PROBLEM TO SOLVE: Transcribe the whole listing without a single picture.

□ □ □

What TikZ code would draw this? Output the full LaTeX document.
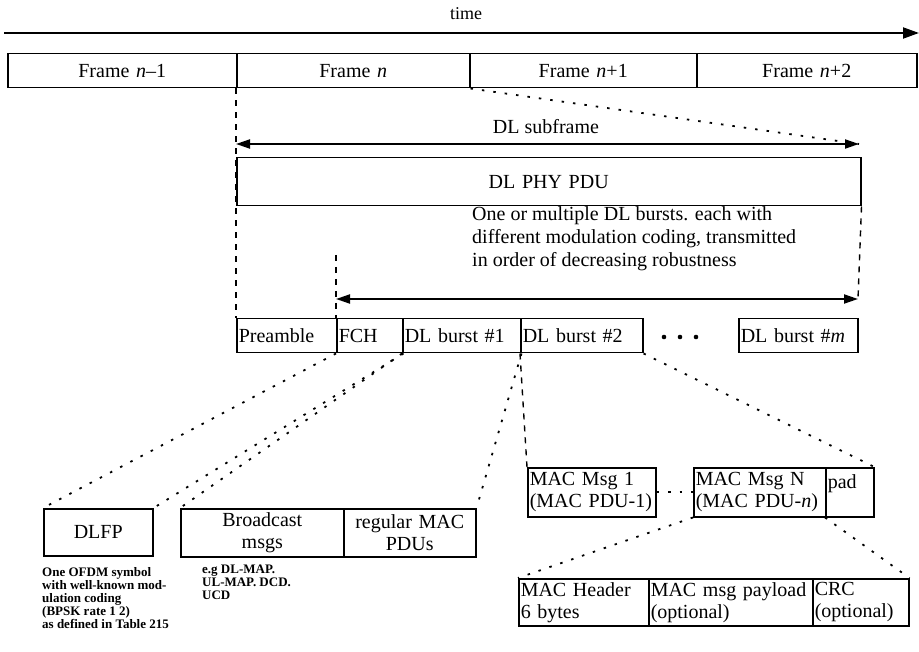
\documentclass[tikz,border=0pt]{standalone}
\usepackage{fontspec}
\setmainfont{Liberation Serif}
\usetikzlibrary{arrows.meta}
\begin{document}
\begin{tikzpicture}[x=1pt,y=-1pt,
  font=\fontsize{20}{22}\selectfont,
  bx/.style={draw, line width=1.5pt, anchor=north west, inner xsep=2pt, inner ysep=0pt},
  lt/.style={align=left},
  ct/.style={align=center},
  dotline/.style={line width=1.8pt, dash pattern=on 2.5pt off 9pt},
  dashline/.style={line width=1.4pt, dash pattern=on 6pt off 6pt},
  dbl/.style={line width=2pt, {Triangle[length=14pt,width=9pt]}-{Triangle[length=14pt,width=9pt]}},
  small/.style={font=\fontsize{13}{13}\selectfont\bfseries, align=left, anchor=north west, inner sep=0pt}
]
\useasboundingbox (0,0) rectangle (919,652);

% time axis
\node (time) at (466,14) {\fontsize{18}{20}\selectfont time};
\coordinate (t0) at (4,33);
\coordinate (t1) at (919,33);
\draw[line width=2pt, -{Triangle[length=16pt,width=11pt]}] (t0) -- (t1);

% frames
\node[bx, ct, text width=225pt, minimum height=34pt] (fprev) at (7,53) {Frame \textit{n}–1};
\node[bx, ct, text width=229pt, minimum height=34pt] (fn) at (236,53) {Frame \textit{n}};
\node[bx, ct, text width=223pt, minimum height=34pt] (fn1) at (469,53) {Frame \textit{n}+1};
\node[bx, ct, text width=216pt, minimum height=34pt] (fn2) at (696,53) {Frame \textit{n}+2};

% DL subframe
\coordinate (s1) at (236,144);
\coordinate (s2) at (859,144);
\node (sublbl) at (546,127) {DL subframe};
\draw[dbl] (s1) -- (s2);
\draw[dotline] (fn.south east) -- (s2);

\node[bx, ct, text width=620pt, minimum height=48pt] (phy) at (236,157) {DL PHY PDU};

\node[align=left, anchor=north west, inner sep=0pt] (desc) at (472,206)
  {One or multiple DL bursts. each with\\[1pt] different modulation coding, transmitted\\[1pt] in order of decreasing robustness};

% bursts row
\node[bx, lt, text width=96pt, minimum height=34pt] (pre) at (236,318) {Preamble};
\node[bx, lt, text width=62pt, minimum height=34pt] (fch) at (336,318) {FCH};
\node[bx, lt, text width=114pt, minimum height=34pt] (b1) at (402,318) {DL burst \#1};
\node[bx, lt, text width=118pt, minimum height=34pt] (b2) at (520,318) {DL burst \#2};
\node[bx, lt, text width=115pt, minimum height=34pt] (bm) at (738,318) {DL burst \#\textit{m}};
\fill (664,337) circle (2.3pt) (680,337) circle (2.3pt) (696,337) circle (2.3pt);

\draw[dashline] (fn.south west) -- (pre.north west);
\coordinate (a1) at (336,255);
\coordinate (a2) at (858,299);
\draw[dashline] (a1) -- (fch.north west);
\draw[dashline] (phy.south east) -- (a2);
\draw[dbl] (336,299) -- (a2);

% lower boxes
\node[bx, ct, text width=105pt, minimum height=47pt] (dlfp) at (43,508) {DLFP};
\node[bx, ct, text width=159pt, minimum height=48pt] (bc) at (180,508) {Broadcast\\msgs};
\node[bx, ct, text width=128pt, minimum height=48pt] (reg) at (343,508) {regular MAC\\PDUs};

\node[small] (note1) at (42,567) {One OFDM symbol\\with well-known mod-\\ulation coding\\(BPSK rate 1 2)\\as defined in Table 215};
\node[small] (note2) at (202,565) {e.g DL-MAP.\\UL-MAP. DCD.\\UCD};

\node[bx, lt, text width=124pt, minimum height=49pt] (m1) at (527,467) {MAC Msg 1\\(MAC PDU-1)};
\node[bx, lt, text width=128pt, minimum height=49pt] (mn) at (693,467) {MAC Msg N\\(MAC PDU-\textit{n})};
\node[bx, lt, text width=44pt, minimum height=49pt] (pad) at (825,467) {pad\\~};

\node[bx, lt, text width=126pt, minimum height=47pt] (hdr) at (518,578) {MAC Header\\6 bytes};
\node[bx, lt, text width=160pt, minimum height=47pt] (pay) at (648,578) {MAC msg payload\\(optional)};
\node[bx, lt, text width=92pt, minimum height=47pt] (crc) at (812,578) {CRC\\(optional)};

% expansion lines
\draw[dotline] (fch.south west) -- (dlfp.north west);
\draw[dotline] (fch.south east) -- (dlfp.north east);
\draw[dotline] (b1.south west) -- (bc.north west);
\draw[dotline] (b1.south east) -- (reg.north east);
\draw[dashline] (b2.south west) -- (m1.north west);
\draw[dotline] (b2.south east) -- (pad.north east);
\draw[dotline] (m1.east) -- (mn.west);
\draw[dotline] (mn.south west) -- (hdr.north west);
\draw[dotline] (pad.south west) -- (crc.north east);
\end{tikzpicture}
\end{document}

□ □ □

REPLY TO THE TASK:
What TikZ code would draw this? Output the full LaTeX document.
\documentclass[tikz,border=0pt]{standalone}
\usepackage{fontspec}
\setmainfont{Liberation Serif}
\usetikzlibrary{arrows.meta}
\begin{document}
\begin{tikzpicture}[x=1pt,y=-1pt,
  font=\fontsize{20}{22}\selectfont,
  bx/.style={draw, line width=1.5pt, anchor=north west, inner xsep=2pt, inner ysep=0pt},
  lt/.style={align=left},
  ct/.style={align=center},
  dotline/.style={line width=1.8pt, dash pattern=on 2.5pt off 9pt},
  dashline/.style={line width=1.4pt, dash pattern=on 6pt off 6pt},
  dbl/.style={line width=2pt, {Triangle[length=14pt,width=9pt]}-{Triangle[length=14pt,width=9pt]}},
  small/.style={font=\fontsize{13}{13}\selectfont\bfseries, align=left, anchor=north west, inner sep=0pt}
]
\useasboundingbox (0,0) rectangle (919,652);

% time axis
\node (time) at (466,14) {\fontsize{18}{20}\selectfont time};
\coordinate (t0) at (4,33);
\coordinate (t1) at (919,33);
\draw[line width=2pt, -{Triangle[length=16pt,width=11pt]}] (t0) -- (t1);

% frames
\node[bx, ct, text width=225pt, minimum height=34pt] (fprev) at (7,53) {Frame \textit{n}–1};
\node[bx, ct, text width=229pt, minimum height=34pt] (fn) at (236,53) {Frame \textit{n}};
\node[bx, ct, text width=223pt, minimum height=34pt] (fn1) at (469,53) {Frame \textit{n}+1};
\node[bx, ct, text width=216pt, minimum height=34pt] (fn2) at (696,53) {Frame \textit{n}+2};

% DL subframe
\coordinate (s1) at (236,144);
\coordinate (s2) at (859,144);
\node (sublbl) at (546,127) {DL subframe};
\draw[dbl] (s1) -- (s2);
\draw[dotline] (fn.south east) -- (s2);

\node[bx, ct, text width=620pt, minimum height=48pt] (phy) at (236,157) {DL PHY PDU};

\node[align=left, anchor=north west, inner sep=0pt] (desc) at (472,206)
  {One or multiple DL bursts. each with\\[1pt] different modulation coding, transmitted\\[1pt] in order of decreasing robustness};

% bursts row
\node[bx, lt, text width=96pt, minimum height=34pt] (pre) at (236,318) {Preamble};
\node[bx, lt, text width=62pt, minimum height=34pt] (fch) at (336,318) {FCH};
\node[bx, lt, text width=114pt, minimum height=34pt] (b1) at (402,318) {DL burst \#1};
\node[bx, lt, text width=118pt, minimum height=34pt] (b2) at (520,318) {DL burst \#2};
\node[bx, lt, text width=115pt, minimum height=34pt] (bm) at (738,318) {DL burst \#\textit{m}};
\fill (664,337) circle (2.3pt) (680,337) circle (2.3pt) (696,337) circle (2.3pt);

\draw[dashline] (fn.south west) -- (pre.north west);
\coordinate (a1) at (336,255);
\coordinate (a2) at (858,299);
\draw[dashline] (a1) -- (fch.north west);
\draw[dashline] (phy.south east) -- (a2);
\draw[dbl] (336,299) -- (a2);

% lower boxes
\node[bx, ct, text width=105pt, minimum height=47pt] (dlfp) at (43,508) {DLFP};
\node[bx, ct, text width=159pt, minimum height=48pt] (bc) at (180,508) {Broadcast\\msgs};
\node[bx, ct, text width=128pt, minimum height=48pt] (reg) at (343,508) {regular MAC\\PDUs};

\node[small] (note1) at (42,567) {One OFDM symbol\\with well-known mod-\\ulation coding\\(BPSK rate 1 2)\\as defined in Table 215};
\node[small] (note2) at (202,565) {e.g DL-MAP.\\UL-MAP. DCD.\\UCD};

\node[bx, lt, text width=124pt, minimum height=49pt] (m1) at (527,467) {MAC Msg 1\\(MAC PDU-1)};
\node[bx, lt, text width=128pt, minimum height=49pt] (mn) at (693,467) {MAC Msg N\\(MAC PDU-\textit{n})};
\node[bx, lt, text width=44pt, minimum height=49pt] (pad) at (825,467) {pad\\~};

\node[bx, lt, text width=126pt, minimum height=47pt] (hdr) at (518,578) {MAC Header\\6 bytes};
\node[bx, lt, text width=160pt, minimum height=47pt] (pay) at (648,578) {MAC msg payload\\(optional)};
\node[bx, lt, text width=92pt, minimum height=47pt] (crc) at (812,578) {CRC\\(optional)};

% expansion lines
\draw[dotline] (fch.south west) -- (dlfp.north west);
\draw[dotline] (fch.south east) -- (dlfp.north east);
\draw[dotline] (b1.south west) -- (bc.north west);
\draw[dotline] (b1.south east) -- (reg.north east);
\draw[dashline] (b2.south west) -- (m1.north west);
\draw[dotline] (b2.south east) -- (pad.north east);
\draw[dotline] (m1.east) -- (mn.west);
\draw[dotline] (mn.south west) -- (hdr.north west);
\draw[dotline] (pad.south west) -- (crc.north east);
\end{tikzpicture}
\end{document}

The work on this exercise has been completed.